• _YOUR INSTRUCTIONS_
Please give back word for word the lines below, from the first one through the one with "const data = categories.map((name, i)".

• _DATA EXTRACT_
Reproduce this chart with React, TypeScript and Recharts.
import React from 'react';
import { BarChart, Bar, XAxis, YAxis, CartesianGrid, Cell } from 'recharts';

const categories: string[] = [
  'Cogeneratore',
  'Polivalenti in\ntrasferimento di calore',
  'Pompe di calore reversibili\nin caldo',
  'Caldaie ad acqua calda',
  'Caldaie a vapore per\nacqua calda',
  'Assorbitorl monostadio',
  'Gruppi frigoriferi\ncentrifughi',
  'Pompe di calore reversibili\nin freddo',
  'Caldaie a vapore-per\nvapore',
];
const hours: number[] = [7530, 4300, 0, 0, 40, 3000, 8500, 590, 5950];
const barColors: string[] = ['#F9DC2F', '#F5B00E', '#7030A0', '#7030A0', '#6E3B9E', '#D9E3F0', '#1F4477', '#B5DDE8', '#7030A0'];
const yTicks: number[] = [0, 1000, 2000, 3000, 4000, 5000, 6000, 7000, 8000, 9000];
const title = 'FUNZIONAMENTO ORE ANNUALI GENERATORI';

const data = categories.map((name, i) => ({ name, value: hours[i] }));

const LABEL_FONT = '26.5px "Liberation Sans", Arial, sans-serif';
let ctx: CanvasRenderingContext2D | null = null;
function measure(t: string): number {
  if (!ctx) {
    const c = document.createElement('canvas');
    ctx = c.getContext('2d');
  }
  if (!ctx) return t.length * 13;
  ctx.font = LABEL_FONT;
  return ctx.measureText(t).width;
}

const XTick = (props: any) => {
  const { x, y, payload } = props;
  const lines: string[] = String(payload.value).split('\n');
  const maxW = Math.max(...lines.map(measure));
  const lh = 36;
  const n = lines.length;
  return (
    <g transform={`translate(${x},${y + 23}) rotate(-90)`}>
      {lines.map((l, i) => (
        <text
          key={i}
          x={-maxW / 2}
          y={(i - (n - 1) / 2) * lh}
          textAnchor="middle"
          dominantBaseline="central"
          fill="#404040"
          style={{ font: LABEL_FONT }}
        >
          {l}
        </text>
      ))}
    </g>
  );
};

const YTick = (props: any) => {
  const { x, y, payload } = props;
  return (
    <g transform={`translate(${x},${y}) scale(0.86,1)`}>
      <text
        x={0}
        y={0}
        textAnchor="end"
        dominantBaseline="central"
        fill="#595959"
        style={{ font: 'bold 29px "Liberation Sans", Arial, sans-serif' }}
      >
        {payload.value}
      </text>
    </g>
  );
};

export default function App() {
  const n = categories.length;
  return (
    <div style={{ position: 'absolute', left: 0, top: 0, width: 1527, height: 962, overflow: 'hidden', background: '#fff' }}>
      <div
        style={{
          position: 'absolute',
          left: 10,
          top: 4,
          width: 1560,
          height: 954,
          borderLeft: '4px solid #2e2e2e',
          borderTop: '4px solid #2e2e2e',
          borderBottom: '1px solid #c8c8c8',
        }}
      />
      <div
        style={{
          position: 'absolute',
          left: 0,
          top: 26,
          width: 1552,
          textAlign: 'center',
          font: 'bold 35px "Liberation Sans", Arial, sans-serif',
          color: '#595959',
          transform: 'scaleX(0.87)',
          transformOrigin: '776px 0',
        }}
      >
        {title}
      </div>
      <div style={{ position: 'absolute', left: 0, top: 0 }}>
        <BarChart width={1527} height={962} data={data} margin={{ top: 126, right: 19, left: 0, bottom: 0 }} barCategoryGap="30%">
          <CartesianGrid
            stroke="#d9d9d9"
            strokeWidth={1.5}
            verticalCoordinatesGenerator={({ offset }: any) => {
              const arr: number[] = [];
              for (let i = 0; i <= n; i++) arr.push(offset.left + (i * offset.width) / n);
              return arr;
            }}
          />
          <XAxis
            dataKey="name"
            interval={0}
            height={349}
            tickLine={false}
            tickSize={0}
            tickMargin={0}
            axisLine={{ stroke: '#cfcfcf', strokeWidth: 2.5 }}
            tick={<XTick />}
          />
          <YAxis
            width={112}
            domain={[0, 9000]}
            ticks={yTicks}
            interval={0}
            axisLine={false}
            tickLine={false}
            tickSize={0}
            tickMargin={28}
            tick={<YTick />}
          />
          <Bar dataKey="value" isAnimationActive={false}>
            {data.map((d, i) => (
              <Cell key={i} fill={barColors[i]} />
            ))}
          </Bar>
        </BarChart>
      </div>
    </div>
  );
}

• _ANSWER TO THIS PROBLEM_
Reproduce this chart with React, TypeScript and Recharts.
import React from 'react';
import { BarChart, Bar, XAxis, YAxis, CartesianGrid, Cell } from 'recharts';

const categories: string[] = [
  'Cogeneratore',
  'Polivalenti in\ntrasferimento di calore',
  'Pompe di calore reversibili\nin caldo',
  'Caldaie ad acqua calda',
  'Caldaie a vapore per\nacqua calda',
  'Assorbitorl monostadio',
  'Gruppi frigoriferi\ncentrifughi',
  'Pompe di calore reversibili\nin freddo',
  'Caldaie a vapore-per\nvapore',
];
const hours: number[] = [7530, 4300, 0, 0, 40, 3000, 8500, 590, 5950];
const barColors: string[] = ['#F9DC2F', '#F5B00E', '#7030A0', '#7030A0', '#6E3B9E', '#D9E3F0', '#1F4477', '#B5DDE8', '#7030A0'];
const yTicks: number[] = [0, 1000, 2000, 3000, 4000, 5000, 6000, 7000, 8000, 9000];
const title = 'FUNZIONAMENTO ORE ANNUALI GENERATORI';

const data = categories.map((name, i) => ({ name, value: hours[i] }));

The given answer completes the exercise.